Author: Salman Rushdie
Publication: The New
York Times
Date: June 8, 2000
''They are trying to
steal our land.'' Such is the accusation made by a gang of usurpers against
Fiji's Indian community in general and the deposed Indian-led government,
whose ministers it now holds hostage, in particular. By one of the bitter
ironies of the age of migration, the insistence of the gang's leader, the
failed businessman George Speight, on the basic cultural importance of
land is very easy for people of Indian origin to grasp. However, he gives
the land what might be called racial characteristics, plainly assuming
that it is, in its very nature, ethnically Fijian -- and so tips over into
bigotry and folly.
Land, home, belonging:
to Indians these words have always felt more than ordinarily potent. India
is a continent of deeply rooted peoples. Indians don't just own the ground
beneath their feet; it owns them, too. An orthodox Hindu tradition goes
so far as to warn that anyone who crosses the ''black water'' -- the ocean
-- instantly loses caste. The so-called Indian diaspora, which has taken
Indian communities and their descendants from their overpopulous country
across the world in every direction and as far as, well, Fiji, is therefore
the most improbable of phenomena.
Yet the journeying of
Indians all over the planet is one of the great sagas of our time, an epic
replete with misadventures. Idi Amin's vicious expulsion of the Ugandan
Asians, the tensions between the black and Indian populations of Trinidad
and South Africa, ''Paki- bashing'' in Britain, the tough treatment of
Indian workers in gulf states, and now Fiji: it's tempting to conclude
that the world has it in for these hard-working migrants and descendants
of migrants, that their single- minded dedication to bettering their families'
lot somehow comes across as reprehensible.
In the United States,
many Indians speak almost shamefacedly of their lack of racially motivated
trouble; not being the target of American racism, they have been until
recently almost invisible as a community.
But there have been triumphs,
too.
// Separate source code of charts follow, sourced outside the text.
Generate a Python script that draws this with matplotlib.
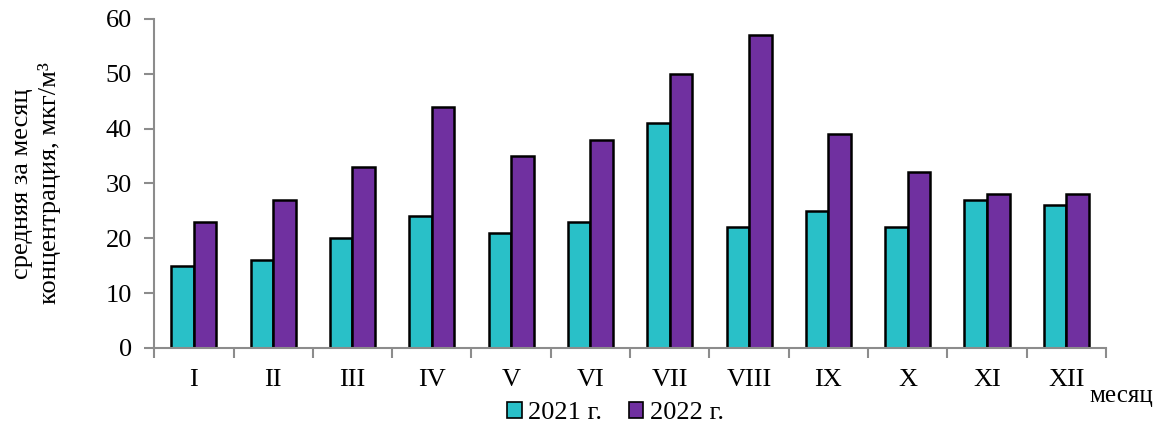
import numpy as np
import matplotlib.pyplot as plt
from matplotlib.patches import Patch

plt.rcParams['font.family'] = ['Liberation Serif', 'DejaVu Serif']

# Monthly mean concentration, by month
months = ["I", "II", "III", "IV", "V", "VI", "VII", "VIII", "IX", "X", "XI", "XII"]
conc_2021 = [15, 16, 20, 24, 21, 23, 41, 22, 25, 22, 27, 26]
conc_2022 = [23, 27, 33, 44, 35, 38, 50, 57, 39, 32, 28, 28]
series_labels = ["2021 г.", "2022 г."]

c2021 = "#29C0C8"
c2022 = "#7030A0"
axis_gray = "#8C8C8C"

fig = plt.figure(figsize=(11.68, 4.28), dpi=100)
ax = fig.add_axes([0.132, 0.187, 0.815, 0.769])

x = np.arange(len(months))
w = 0.285
ax.bar(x - w / 2, conc_2021, w, color=c2021, edgecolor="black", linewidth=1.8)
ax.bar(x + w / 2, conc_2022, w, color=c2022, edgecolor="black", linewidth=1.8)

ax.set_xlim(-0.5, len(months) - 0.5)
ax.set_ylim(0, 60)
ax.set_yticks(range(0, 61, 10))

# month labels centred, tick marks on category boundaries
ax.set_xticks(x)
ax.set_xticklabels(months, fontsize=19)
ax.tick_params(axis="x", length=0, pad=15)
ax.set_xticks(np.arange(-0.5, len(months), 1), minor=True)
ax.tick_params(axis="x", which="minor", length=7, width=1.5, color=axis_gray, direction="out")
ax.tick_params(axis="y", labelsize=19, length=7, width=1.5, color=axis_gray, direction="out",
               pad=9)

for side in ("top", "right"):
    ax.spines[side].set_visible(False)
for side in ("left", "bottom"):
    ax.spines[side].set_color(axis_gray)
    ax.spines[side].set_linewidth(1.5)

ax.set_ylabel("средняя за месяц\nконцентрация, мкг/м³", fontsize=19, labelpad=32,
              linespacing=1.3)

fig.text(0.933, 0.075, "месяц", fontsize=18, ha="left", va="center")

handles = [Patch(facecolor=c2021, edgecolor="black", linewidth=1.2),
           Patch(facecolor=c2022, edgecolor="black", linewidth=1.2)]
fig.legend(handles, series_labels, loc="center", bbox_to_anchor=(0.527, 0.035),
           ncol=2, frameon=False, fontsize=19, handlelength=0.55, handleheight=0.55,
           handletextpad=0.25, columnspacing=1.0, borderpad=0)

fig.savefig("out.png", dpi=100)
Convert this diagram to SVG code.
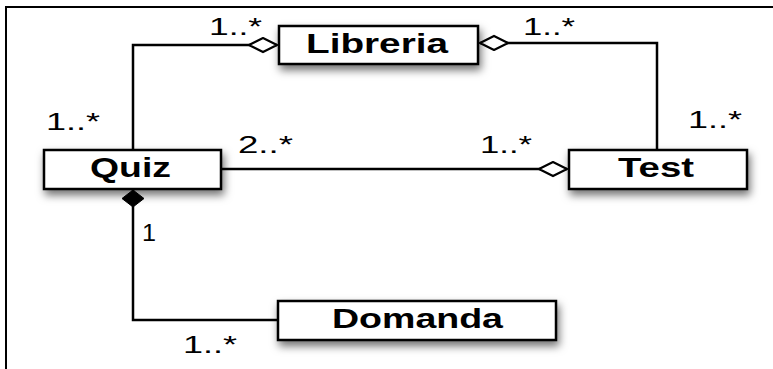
<svg xmlns="http://www.w3.org/2000/svg" width="773" height="369" viewBox="0 0 773 369">
  <style>
    .frame { fill: none; stroke: #000; stroke-width: 2; }
    .box { fill: #fff; stroke: #000; stroke-width: 2.5; filter: url(#shadow); }
    .name { font-family: "Liberation Sans", Arial, sans-serif; font-weight: bold; font-size: 28px; fill: #000; text-anchor: middle; }
    .mult { font-family: "Liberation Sans", Arial, sans-serif; font-size: 23px; fill: #000; }
    .link { fill: none; stroke: #000; stroke-width: 2.5; }
  </style>
  <defs>
    <filter id="shadow" x="-20%" y="-40%" width="140%" height="200%">
      <feDropShadow dx="2" dy="5" stdDeviation="4" flood-color="#000" flood-opacity="0.55"/>
    </filter>
    <!-- hollow diamond: aggregation -->
    <marker id="agg" markerUnits="userSpaceOnUse" markerWidth="32" markerHeight="18" refX="29" refY="8" orient="auto">
      <path d="M1,8 L15,1 L29,8 L15,15 Z" fill="#fff" stroke="#000" stroke-width="2.2"/>
    </marker>
    <!-- filled diamond: composition -->
    <marker id="comp" markerUnits="userSpaceOnUse" markerWidth="20" markerHeight="24" refX="18" refY="12" orient="auto">
      <path d="M1,12 L9.5,1 L18,12 L9.5,23 Z" fill="#000" stroke="#000" stroke-width="1"/>
    </marker>
  </defs>

  <rect width="773" height="369" fill="#fff"/>
  <!-- outer frame -->
  <path class="frame" d="M6,369 L6,7 L773,7"/>

  <g id="connectors">
    <path class="link" d="M133,150 L133,45 L277,45" marker-end="url(#agg)"/>
    <path class="link" d="M657,150 L657,43 L480,43" marker-end="url(#agg)"/>
    <path class="link" d="M221,169 L567,169" marker-end="url(#agg)"/>
    <path class="link" d="M278,320 L133,320 L133,190" marker-end="url(#comp)"/>
  </g>

  <g id="libreria">
    <rect class="box" x="279" y="26" width="199" height="38"/>
    <text class="name" x="377" y="53" textLength="142" lengthAdjust="spacingAndGlyphs">Libreria</text>
  </g>
  <g id="quiz">
    <rect class="box" x="44" y="150" width="177" height="39"/>
    <text class="name" x="130.5" y="177" textLength="81" lengthAdjust="spacingAndGlyphs">Quiz</text>
  </g>
  <g id="test">
    <rect class="box" x="569" y="150" width="178" height="39"/>
    <text class="name" x="656" y="177" textLength="76" lengthAdjust="spacingAndGlyphs">Test</text>
  </g>
  <g id="domanda">
    <rect class="box" x="278" y="301" width="278" height="39"/>
    <text class="name" x="417.5" y="328" textLength="171" lengthAdjust="spacingAndGlyphs">Domanda</text>
  </g>

  <g id="multiplicities">
    <text class="mult" x="209" y="35" textLength="53" lengthAdjust="spacingAndGlyphs">1..*</text>
    <text class="mult" x="523" y="35" textLength="52" lengthAdjust="spacingAndGlyphs">1..*</text>
    <text class="mult" x="46" y="130" textLength="54" lengthAdjust="spacingAndGlyphs">1..*</text>
    <text class="mult" x="688" y="128" textLength="54" lengthAdjust="spacingAndGlyphs">1..*</text>
    <text class="mult" x="238" y="153" textLength="55" lengthAdjust="spacingAndGlyphs">2..*</text>
    <text class="mult" x="480" y="153" textLength="52" lengthAdjust="spacingAndGlyphs">1..*</text>
    <text class="mult" x="142" y="241" textLength="14" lengthAdjust="spacingAndGlyphs">1</text>
    <text class="mult" x="183" y="353" textLength="54" lengthAdjust="spacingAndGlyphs">1..*</text>
  </g>
</svg>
With each generation, Indians and the descendants of Indians have
become more fully a part of Britain without losing their distinctive identity;
while in America, the enormous success in Silicon Valley of Indian whiz
kids has got people's attention and earned their admiration.
In Fiji itself, the century-old
Indian presence has been a success story. Indians have built the sugar
industry that is the country's main resource; and, as the ethnic Fijian
opposition to the Speight coup demonstrates, relations between the communities
are by no means as bad as the rebels make out. In the Fijian Parliament,
the government of Mahendra Chaudhry was supported by 58 out of 71 members;
12 out of 18 members of the sacked cabinet were ethnic Fijians.
Even among Mr. Speight's
hostages, 14 of the 31 prisoners are ethnic Fijians. Thus the Chaudhry
government was in no sense a sectarian government of Indians lording it
over Fijians. It was a genuine cultural mixture. Since its deposition,
however, the Speight rebels, abetted by the craven Great Council of Chiefs
and by the martial law regime of Commodore Bainimarama, have dragged Fiji
back toward its racially intolerant past.
Under all this nonsense,
the fundamentals of the land question have been thoroughly obscured. The
truth is that after 100 years, Fiji's Indians have every right to think
of themselves as being, and to be treated as being, fully as Fijian as
ethnic Fijians.
Preventing Indians from
owning land was and is a great injustice: though most of the land on the
main island of Viti Levu is controlled by Indians, they hold it on 99-
year leases, many of which are coming up for renewal, with Fijians retaining
ownership. The Speight idea of taking over the sugar farms as the leases
expire compounds the injustice.
British Indians have
fought to be recognized as British; Uganda's Indians were grievously wronged
when Idi Amin threw them out as foreigners. Migrant peoples do not remain
visitors forever. In the end, their new land owns them as once their old
land did, and they have a right to own it in their turn.
We don't want Fijians
fighting Fijians -- our common enemy is the Indians, Mr. Speight says,
but the unintended consequence of his stand is that his brand of ethnic
cleansing is leading Fijians and Indians in western Fiji, the most prosperous
part of the country, with most of the sugar cane operations, some gold
mines and the best tourist resorts, to make common cause against him. Secession
is being seriously discussed.
The choice facing Fiji's
remarkably inept political class may therefore soon become a stark one:
abandon the fundamentally racist notion that your land is ethnically tied
to one racial group, or lose the best of that land to those who find your
bigotry, and your weakness, impossible to bear.